“Lo menos que se decía era fusilar”
El historiador Ángel Viñas rescata las memorias inéditas del diplomático que montó el servicio exterior de Franco en 1936
El 11 de octubre de 1936 el catalán Francisco Serrat Bonastre, yerno del escritor Juan Valera, se instaló en un hotel de Burgos para comenzar a trabajar para el cuartel general de Franco como responsable de las relaciones exteriores. Serrat había vivido hasta entonces en Varsovia, donde era ministro (el equivalente al embajador de hoy) de la República. Conservador como era, el golpe del 18 de julio le animó a dar un portazo al Gobierno y ofrecerse a los sublevados. Un viraje corriente en la carrera diplomática.
Desde Burgos, Serrat se desplazaba a Salamanca cada vez que era requerido por Franco para alguna cuestión internacional. Lo que allí vio y escuchó se recogió en unas memorias sólo accesibles para su familia durante 75 años hasta que el historiador (y también diplomático) Ángel Viñas se interesó y fascinó por ellas. Gracias a su edición y estudio en el libro Salamanca, 1936 (Crítica), se dispondrá ahora de un relato de primera mano de la atmósfera del cuartel de Franco. Un registro fiel. Aunque por poco tiempo, Serrat fue uno de ellos.
“Escribió sus memorias de la guerra, a finales de 1937, en su exilio forzoso, para explicar a su familia qué había visto. Tiene el plus de la sinceridad, no tenía por qué mentir porque es un testimonio de primera mano que no está destinado a la publicación”, precisa el catedrático emérito de la Universidad Complutense.
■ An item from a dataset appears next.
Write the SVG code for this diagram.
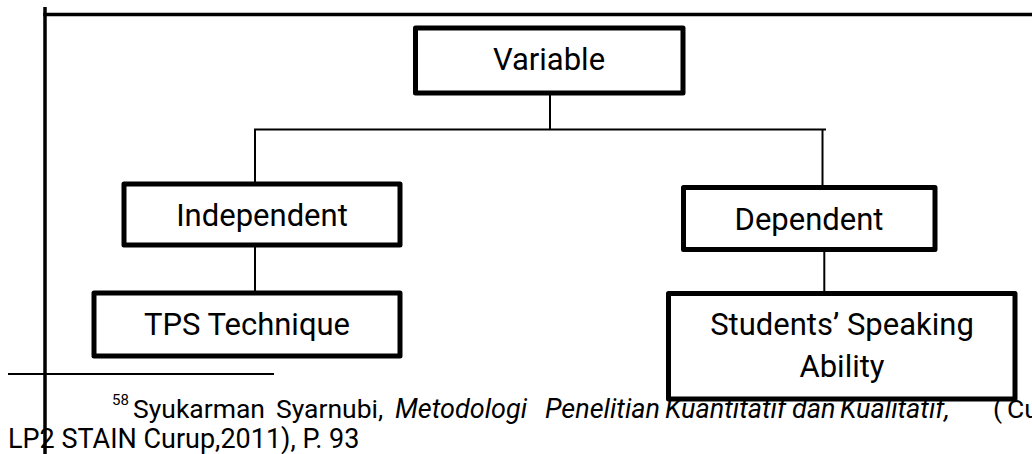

En el cuartel general de Franco, según Serrat, reinaban el caos, la vehemencia y las maniobras: “Los que mangoneaban eran quienes tenían libre entrada y salida en el despacho del Generalísimo”. Al diplomático le espanta en especial el abuso de poder de Nicolás Franco. No era el único. “Todo el que se consideraba con el signo más ínfimo de autoridad podía permitirse requisar lo que se le antojara del infeliz particular. Casas, muebles, automóviles, etc. Desgraciadamente para contar como alguien era indispensable exhibir una vestimenta más o menos guerrera y darse un título sonoro”. Serrat cuenta que todos los vehículos habían sido confiscados con la excusa de las necesidades militares. “El infeliz paisano se encontraba a merced de cualquier botarate que llevara camisa azul o boina roja… Lo menos que se decía era fusilar. Este era el remedio para todo... Todos rivalizaban en celo exterminador… Se vivía en un ambiente de terror”.
Serrat acabaría pagando un alto precio por su distanciamiento. “No es normal que un diplomático que ha sido primero de su promoción y primero en el escalafón, luego se le persiga hasta querer quitarle la pensión. Muestra el ensañamiento de los hermanos Franco”, sostiene Viñas.
Desde su exilio en Suiza, Serrat confiesa su pesar por no haber sido más concienzudo, atenazado por el miedo a ser descubierto: “Cada vez lamento más no haber tomado apuntes día por día… No podía exponerme a que mis apuntes, por ecuánimes que fueran, caso de caer en manos inquisitoriales, se convirtieran en materia delictiva… Había que desconfiar hasta de la propia sombra”.